** start of AVAILABLE DATA **

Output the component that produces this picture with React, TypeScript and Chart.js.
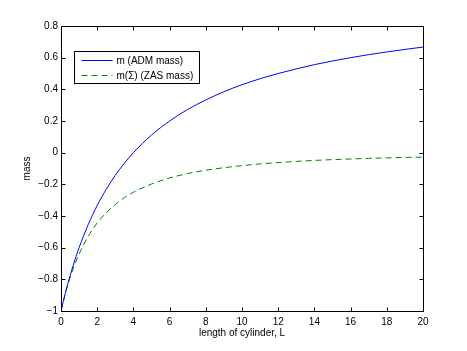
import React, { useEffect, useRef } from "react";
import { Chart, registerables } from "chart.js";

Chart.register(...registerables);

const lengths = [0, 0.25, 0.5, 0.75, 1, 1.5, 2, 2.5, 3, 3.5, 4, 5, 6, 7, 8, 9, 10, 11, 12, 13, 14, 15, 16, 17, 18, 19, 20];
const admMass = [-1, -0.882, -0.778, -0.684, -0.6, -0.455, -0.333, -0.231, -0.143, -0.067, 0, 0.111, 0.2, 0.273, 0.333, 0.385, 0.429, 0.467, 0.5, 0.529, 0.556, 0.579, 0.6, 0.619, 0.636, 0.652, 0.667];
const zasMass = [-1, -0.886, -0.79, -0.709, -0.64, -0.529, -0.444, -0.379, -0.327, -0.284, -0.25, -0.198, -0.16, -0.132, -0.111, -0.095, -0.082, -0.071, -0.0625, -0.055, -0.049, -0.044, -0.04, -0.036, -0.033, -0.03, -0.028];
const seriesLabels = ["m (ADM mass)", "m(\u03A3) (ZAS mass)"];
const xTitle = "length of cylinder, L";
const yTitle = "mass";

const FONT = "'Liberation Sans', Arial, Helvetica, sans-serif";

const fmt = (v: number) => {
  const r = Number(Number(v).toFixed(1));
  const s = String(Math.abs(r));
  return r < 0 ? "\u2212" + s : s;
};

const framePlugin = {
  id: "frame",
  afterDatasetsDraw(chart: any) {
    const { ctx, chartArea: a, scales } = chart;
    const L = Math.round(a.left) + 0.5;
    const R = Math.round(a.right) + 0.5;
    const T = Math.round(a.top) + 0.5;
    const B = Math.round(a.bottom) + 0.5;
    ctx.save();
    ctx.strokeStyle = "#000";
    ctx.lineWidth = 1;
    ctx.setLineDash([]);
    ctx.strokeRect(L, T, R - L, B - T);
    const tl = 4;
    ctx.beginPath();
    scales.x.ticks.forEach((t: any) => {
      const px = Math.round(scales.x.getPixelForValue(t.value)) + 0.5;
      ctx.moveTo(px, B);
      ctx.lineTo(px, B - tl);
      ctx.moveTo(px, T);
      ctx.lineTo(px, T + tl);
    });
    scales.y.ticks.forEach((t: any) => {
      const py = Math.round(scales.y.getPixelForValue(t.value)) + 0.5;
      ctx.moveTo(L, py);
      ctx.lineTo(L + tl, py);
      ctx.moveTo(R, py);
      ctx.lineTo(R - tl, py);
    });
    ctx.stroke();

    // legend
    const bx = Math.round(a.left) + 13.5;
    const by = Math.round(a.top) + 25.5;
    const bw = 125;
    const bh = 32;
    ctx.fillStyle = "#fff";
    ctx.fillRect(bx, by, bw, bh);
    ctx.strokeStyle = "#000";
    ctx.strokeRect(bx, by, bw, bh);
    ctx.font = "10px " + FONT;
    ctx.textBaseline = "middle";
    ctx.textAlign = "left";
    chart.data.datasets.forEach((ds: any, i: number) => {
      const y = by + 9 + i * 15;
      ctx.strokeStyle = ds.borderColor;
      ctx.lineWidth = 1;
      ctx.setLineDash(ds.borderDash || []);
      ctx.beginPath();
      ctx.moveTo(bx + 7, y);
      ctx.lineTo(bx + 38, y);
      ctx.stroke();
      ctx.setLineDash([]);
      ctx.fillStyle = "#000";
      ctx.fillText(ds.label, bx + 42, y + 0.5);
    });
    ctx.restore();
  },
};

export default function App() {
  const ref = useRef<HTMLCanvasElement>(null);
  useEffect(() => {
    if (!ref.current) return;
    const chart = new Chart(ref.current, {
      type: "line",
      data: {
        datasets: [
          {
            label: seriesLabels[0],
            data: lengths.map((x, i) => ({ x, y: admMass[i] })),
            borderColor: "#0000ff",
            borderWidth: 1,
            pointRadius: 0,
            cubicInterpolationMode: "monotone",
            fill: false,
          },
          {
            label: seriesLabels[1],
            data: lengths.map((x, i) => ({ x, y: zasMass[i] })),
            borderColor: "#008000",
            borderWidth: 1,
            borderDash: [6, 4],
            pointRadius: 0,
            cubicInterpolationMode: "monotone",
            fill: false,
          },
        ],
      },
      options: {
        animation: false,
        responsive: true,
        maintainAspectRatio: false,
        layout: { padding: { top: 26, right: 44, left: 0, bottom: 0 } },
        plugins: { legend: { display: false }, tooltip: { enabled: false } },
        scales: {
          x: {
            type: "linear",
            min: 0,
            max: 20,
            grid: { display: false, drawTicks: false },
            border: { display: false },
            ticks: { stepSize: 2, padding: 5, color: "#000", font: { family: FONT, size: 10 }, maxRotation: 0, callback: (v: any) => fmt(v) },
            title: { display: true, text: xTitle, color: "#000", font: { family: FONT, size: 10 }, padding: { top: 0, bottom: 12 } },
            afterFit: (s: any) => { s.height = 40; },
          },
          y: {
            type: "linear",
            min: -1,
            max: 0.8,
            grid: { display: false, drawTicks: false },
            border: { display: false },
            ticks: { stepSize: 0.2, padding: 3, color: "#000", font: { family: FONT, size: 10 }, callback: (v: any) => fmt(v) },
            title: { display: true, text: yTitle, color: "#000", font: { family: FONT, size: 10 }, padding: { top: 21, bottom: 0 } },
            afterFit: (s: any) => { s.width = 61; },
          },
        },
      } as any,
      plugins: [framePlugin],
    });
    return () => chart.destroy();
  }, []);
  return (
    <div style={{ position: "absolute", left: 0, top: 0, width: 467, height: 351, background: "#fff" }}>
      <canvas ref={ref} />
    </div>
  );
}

** end of AVAILABLE DATA **

TO DO — Pictures are excluded; copy all other data exactly as shown.

SOLUTION —
Output the component that produces this picture with React, TypeScript and Chart.js.
import React, { useEffect, useRef } from "react";
import { Chart, registerables } from "chart.js";

Chart.register(...registerables);

const lengths = [0, 0.25, 0.5, 0.75, 1, 1.5, 2, 2.5, 3, 3.5, 4, 5, 6, 7, 8, 9, 10, 11, 12, 13, 14, 15, 16, 17, 18, 19, 20];
const admMass = [-1, -0.882, -0.778, -0.684, -0.6, -0.455, -0.333, -0.231, -0.143, -0.067, 0, 0.111, 0.2, 0.273, 0.333, 0.385, 0.429, 0.467, 0.5, 0.529, 0.556, 0.579, 0.6, 0.619, 0.636, 0.652, 0.667];
const zasMass = [-1, -0.886, -0.79, -0.709, -0.64, -0.529, -0.444, -0.379, -0.327, -0.284, -0.25, -0.198, -0.16, -0.132, -0.111, -0.095, -0.082, -0.071, -0.0625, -0.055, -0.049, -0.044, -0.04, -0.036, -0.033, -0.03, -0.028];
const seriesLabels = ["m (ADM mass)", "m(\u03A3) (ZAS mass)"];
const xTitle = "length of cylinder, L";
const yTitle = "mass";

const FONT = "'Liberation Sans', Arial, Helvetica, sans-serif";

const fmt = (v: number) => {
  const r = Number(Number(v).toFixed(1));
  const s = String(Math.abs(r));
  return r < 0 ? "\u2212" + s : s;
};

const framePlugin = {
  id: "frame",
  afterDatasetsDraw(chart: any) {
    const { ctx, chartArea: a, scales } = chart;
    const L = Math.round(a.left) + 0.5;
    const R = Math.round(a.right) + 0.5;
    const T = Math.round(a.top) + 0.5;
    const B = Math.round(a.bottom) + 0.5;
    ctx.save();
    ctx.strokeStyle = "#000";
    ctx.lineWidth = 1;
    ctx.setLineDash([]);
    ctx.strokeRect(L, T, R - L, B - T);
    const tl = 4;
    ctx.beginPath();
    scales.x.ticks.forEach((t: any) => {
      const px = Math.round(scales.x.getPixelForValue(t.value)) + 0.5;
      ctx.moveTo(px, B);
      ctx.lineTo(px, B - tl);
      ctx.moveTo(px, T);
      ctx.lineTo(px, T + tl);
    });
    scales.y.ticks.forEach((t: any) => {
      const py = Math.round(scales.y.getPixelForValue(t.value)) + 0.5;
      ctx.moveTo(L, py);
      ctx.lineTo(L + tl, py);
      ctx.moveTo(R, py);
      ctx.lineTo(R - tl, py);
    });
    ctx.stroke();

    // legend
    const bx = Math.round(a.left) + 13.5;
    const by = Math.round(a.top) + 25.5;
    const bw = 125;
    const bh = 32;
    ctx.fillStyle = "#fff";
    ctx.fillRect(bx, by, bw, bh);
    ctx.strokeStyle = "#000";
    ctx.strokeRect(bx, by, bw, bh);
    ctx.font = "10px " + FONT;
    ctx.textBaseline = "middle";
    ctx.textAlign = "left";
    chart.data.datasets.forEach((ds: any, i: number) => {
      const y = by + 9 + i * 15;
      ctx.strokeStyle = ds.borderColor;
      ctx.lineWidth = 1;
      ctx.setLineDash(ds.borderDash || []);
      ctx.beginPath();
      ctx.moveTo(bx + 7, y);
      ctx.lineTo(bx + 38, y);
      ctx.stroke();
      ctx.setLineDash([]);
      ctx.fillStyle = "#000";
      ctx.fillText(ds.label, bx + 42, y + 0.5);
    });
    ctx.restore();
  },
};

export default function App() {
  const ref = useRef<HTMLCanvasElement>(null);
  useEffect(() => {
    if (!ref.current) return;
    const chart = new Chart(ref.current, {
      type: "line",
      data: {
        datasets: [
          {
            label: seriesLabels[0],
            data: lengths.map((x, i) => ({ x, y: admMass[i] })),
            borderColor: "#0000ff",
            borderWidth: 1,
            pointRadius: 0,
            cubicInterpolationMode: "monotone",
            fill: false,
          },
          {
            label: seriesLabels[1],
            data: lengths.map((x, i) => ({ x, y: zasMass[i] })),
            borderColor: "#008000",
            borderWidth: 1,
            borderDash: [6, 4],
            pointRadius: 0,
            cubicInterpolationMode: "monotone",
            fill: false,
          },
        ],
      },
      options: {
        animation: false,
        responsive: true,
        maintainAspectRatio: false,
        layout: { padding: { top: 26, right: 44, left: 0, bottom: 0 } },
        plugins: { legend: { display: false }, tooltip: { enabled: false } },
        scales: {
          x: {
            type: "linear",
            min: 0,
            max: 20,
            grid: { display: false, drawTicks: false },
            border: { display: false },
            ticks: { stepSize: 2, padding: 5, color: "#000", font: { family: FONT, size: 10 }, maxRotation: 0, callback: (v: any) => fmt(v) },
            title: { display: true, text: xTitle, color: "#000", font: { family: FONT, size: 10 }, padding: { top: 0, bottom: 12 } },
            afterFit: (s: any) => { s.height = 40; },
          },
          y: {
            type: "linear",
            min: -1,
            max: 0.8,
            grid: { display: false, drawTicks: false },
            border: { display: false },
            ticks: { stepSize: 0.2, padding: 3, color: "#000", font: { family: FONT, size: 10 }, callback: (v: any) => fmt(v) },
            title: { display: true, text: yTitle, color: "#000", font: { family: FONT, size: 10 }, padding: { top: 21, bottom: 0 } },
            afterFit: (s: any) => { s.width = 61; },
          },
        },
      } as any,
      plugins: [framePlugin],
    });
    return () => chart.destroy();
  }, []);
  return (
    <div style={{ position: "absolute", left: 0, top: 0, width: 467, height: 351, background: "#fff" }}>
      <canvas ref={ref} />
    </div>
  );
}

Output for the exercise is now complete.